I remember a self confessed ICT developer and enthusiast once told me that she had to remind herself that not everyone gets as excited about system updates as she does. She would roll out the latest and greatest update and be totally astounded when her customers would ring and complain. They seemed to prefer the old way and didn’t like the fact that they had to learn a new way even though it was an improvement. Why aren’t they as excited as she is? Not everyone has strong technological knowldege or updated computer systems that can run the latest and greatest technology.
When selecting media for e-Learning, keep in mind learners’ technical requirements and limitations. Will they be able to listen the course, or will they be utilizing the course in on-the-job learning environments? Are you using media elements that may be too advanced for some computers or that some devices are unable to run? Alternatively, are you using media elements that are not supported by some computers or devices, for example Flash not being supported on mobile devices, IOS operating systems and through the Firefox browser. Also, you’ll want to consider whether or not your audience is tech-savvy. Will learners be able to navigate through the eLearning course easily with the multimedia elements you’ve added?
5. Size – Does size really matter?
The size of the media files (images, video and audio) can have an impact on the download or streaming of your eLearning content, especially when the learners have issues with internet connectivity or limited bandwidth.

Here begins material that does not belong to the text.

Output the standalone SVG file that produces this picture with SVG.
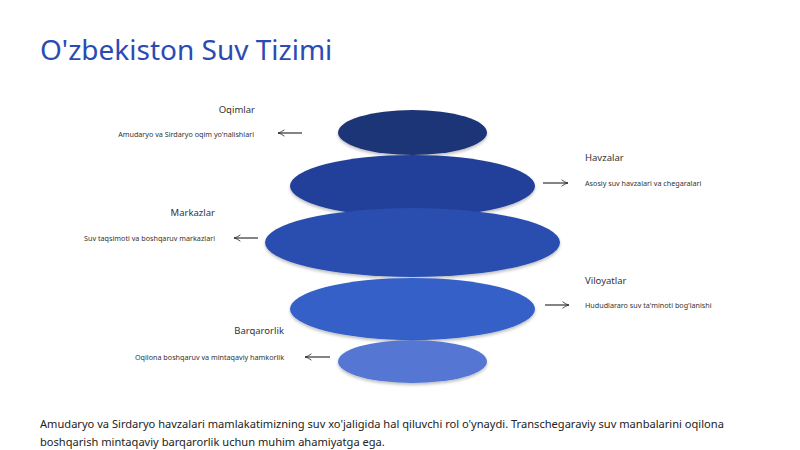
<svg xmlns="http://www.w3.org/2000/svg" width="800" height="450" viewBox="0 0 800 450">
<defs>
<style>
text{font-family:"Noto Sans","Open Sans","Liberation Sans",sans-serif;fill:#333}
.title{font-size:28px;fill:#2b4bb3}
.lbl{font-size:9.5px}
.desc{font-size:7.2px}
.body{font-size:11.1px;fill:#222}
.conn line{stroke:#333;stroke-width:1.2;fill:none}
.layer{filter:url(#sh)}
</style>
<marker id="ah" viewBox="0 0 10 10" refX="9" refY="5" markerWidth="8" markerHeight="8" orient="auto-start-reverse" markerUnits="userSpaceOnUse">
<path d="M1,1 Q5,4.2 9,5 Q5,5.8 1,9" fill="none" stroke="#333" stroke-width="1.1"/>
</marker>
<filter id="sh" x="-10%" y="-20%" width="120%" height="150%">
<feDropShadow dx="0" dy="2" stdDeviation="1.5" flood-color="#000" flood-opacity="0.25"/>
</filter>
</defs>
<rect width="800" height="450" fill="#ffffff"/>
<text class="title" x="40" y="60">O'zbekiston Suv Tizimi</text>

<g id="layer-oqimlar" class="layer"><ellipse cx="412.5" cy="132.5" rx="74.5" ry="22.5" fill="#1f3577"/></g>
<g id="layer-havzalar" class="layer"><ellipse cx="412.5" cy="186" rx="122.5" ry="31" fill="#23409a"/></g>
<g id="layer-markazlar" class="layer"><ellipse cx="412.5" cy="242.5" rx="147.5" ry="34.5" fill="#2b4db0"/></g>
<g id="layer-viloyatlar" class="layer"><ellipse cx="412.5" cy="309" rx="122.5" ry="31" fill="#3560c8"/></g>
<g id="layer-barqarorlik" class="layer"><ellipse cx="412.5" cy="361.5" rx="74.5" ry="21.5" fill="#5577d3"/></g>

<g id="label-oqimlar">
<text class="lbl" x="255" y="113" text-anchor="end">Oqimlar</text>
<text class="desc" x="254" y="137" text-anchor="end">Amudaryo va Sirdaryo oqim yo'nalishlari</text>
</g>
<g id="label-havzalar">
<text class="lbl" x="585" y="161">Havzalar</text>
<text class="desc" x="585" y="185.5">Asosiy suv havzalari va chegaralari</text>
</g>
<g id="label-markazlar">
<text class="lbl" x="215" y="216" text-anchor="end">Markazlar</text>
<text class="desc" x="215" y="240.5" text-anchor="end">Suv taqsimoti va boshqaruv markazlari</text>
</g>
<g id="label-viloyatlar">
<text class="lbl" x="585" y="284">Viloyatlar</text>
<text class="desc" x="585" y="308">Hududlararo suv ta'minoti bog'lanishi</text>
</g>
<g id="label-barqarorlik">
<text class="lbl" x="284" y="334" text-anchor="end">Barqarorlik</text>
<text class="desc" x="284" y="359.5" text-anchor="end">Oqilona boshqaruv va mintaqaviy hamkorlik</text>
</g>

<g id="connectors" class="conn">
<line x1="302" y1="133" x2="278" y2="133" marker-end="url(#ah)"/>
<line x1="543" y1="183" x2="568" y2="183" marker-end="url(#ah)"/>
<line x1="258" y1="238" x2="234" y2="238" marker-end="url(#ah)"/>
<line x1="545" y1="305" x2="569" y2="305" marker-end="url(#ah)"/>
<line x1="330" y1="357" x2="305" y2="357" marker-end="url(#ah)"/>
</g>

<text class="body" x="40" y="428">Amudaryo va Sirdaryo havzalari mamlakatimizning suv xo'jaligida hal qiluvchi rol o'ynaydi. Transchegaraviy suv manbalarini oqilona</text>
<text class="body" x="40" y="446">boshqarish mintaqaviy barqarorlik uchun muhim ahamiyatga ega.</text>
</svg>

When it comes to images, the smaller the size, the better. Low resolution images (fewer than 100 pixels per square inch – 96ppi & 72ppi are the most common) are appropriate for use in eLearning and online materials. High resolution (greater than 300 ppi) are generally used for print resources and will have a larger file size. Size is also related to the file format. Use images that are JPG (or JPEG), GIF or PNG. All of these file formats keep file sizes very low by compressing the file and/or by reducing the number of colours in the image. Also consider the size of the audio and video files. Video files in MPEG 4 format (also known as MP4) (H.264 codec) are widely used (including recommended file format for YouTube videos) as they are displayable on a number of devices and browsers and can be of a smaller file size than other video formats (such as AVI, MOV, WMV). Audio files should be on MP3 format. This is an audio-specific file format that is designed to reduce the amount of data required to represent audio recording. .WAV is another common audio format (it is the file type that most simple computer-based audio recorders will produce), however this format, if uncompressed, creates a large file size making sharing online unpractical.
Some key questions to ask yourself when selecting the media includes:
- Is the media relevant to the learner, content and context?

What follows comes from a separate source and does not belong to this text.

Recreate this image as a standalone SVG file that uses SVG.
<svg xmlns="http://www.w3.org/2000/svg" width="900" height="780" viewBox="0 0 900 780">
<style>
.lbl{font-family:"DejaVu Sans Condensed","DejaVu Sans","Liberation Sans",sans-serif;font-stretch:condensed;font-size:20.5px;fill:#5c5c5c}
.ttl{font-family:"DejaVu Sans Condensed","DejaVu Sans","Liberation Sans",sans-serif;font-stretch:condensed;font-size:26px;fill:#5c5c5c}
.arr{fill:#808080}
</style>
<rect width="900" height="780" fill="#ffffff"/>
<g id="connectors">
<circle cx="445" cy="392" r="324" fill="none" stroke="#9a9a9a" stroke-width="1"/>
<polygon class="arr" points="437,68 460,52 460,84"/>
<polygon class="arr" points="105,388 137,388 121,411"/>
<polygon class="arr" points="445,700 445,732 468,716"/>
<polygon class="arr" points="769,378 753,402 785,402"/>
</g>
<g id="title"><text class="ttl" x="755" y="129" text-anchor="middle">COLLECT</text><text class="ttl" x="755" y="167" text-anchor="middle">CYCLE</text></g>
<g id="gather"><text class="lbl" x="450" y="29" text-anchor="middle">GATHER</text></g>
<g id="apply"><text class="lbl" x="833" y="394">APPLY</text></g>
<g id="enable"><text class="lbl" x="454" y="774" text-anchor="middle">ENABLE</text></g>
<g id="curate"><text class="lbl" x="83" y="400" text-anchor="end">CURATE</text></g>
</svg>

- How will students that do not have access to technology to view this media be supported?
- If learners are bringing their own device how this is impact on the media you’re using?
- How long is it going to take you to develop the media?
- Does the development time relate to the benefit? What could you do quickly and easily?
- Is the medium effective? Does it help students learn content better?
- Is the medium accessible?
- Does it suit the technology of the learners?
- Are my images, audio or video files of an appropriate size?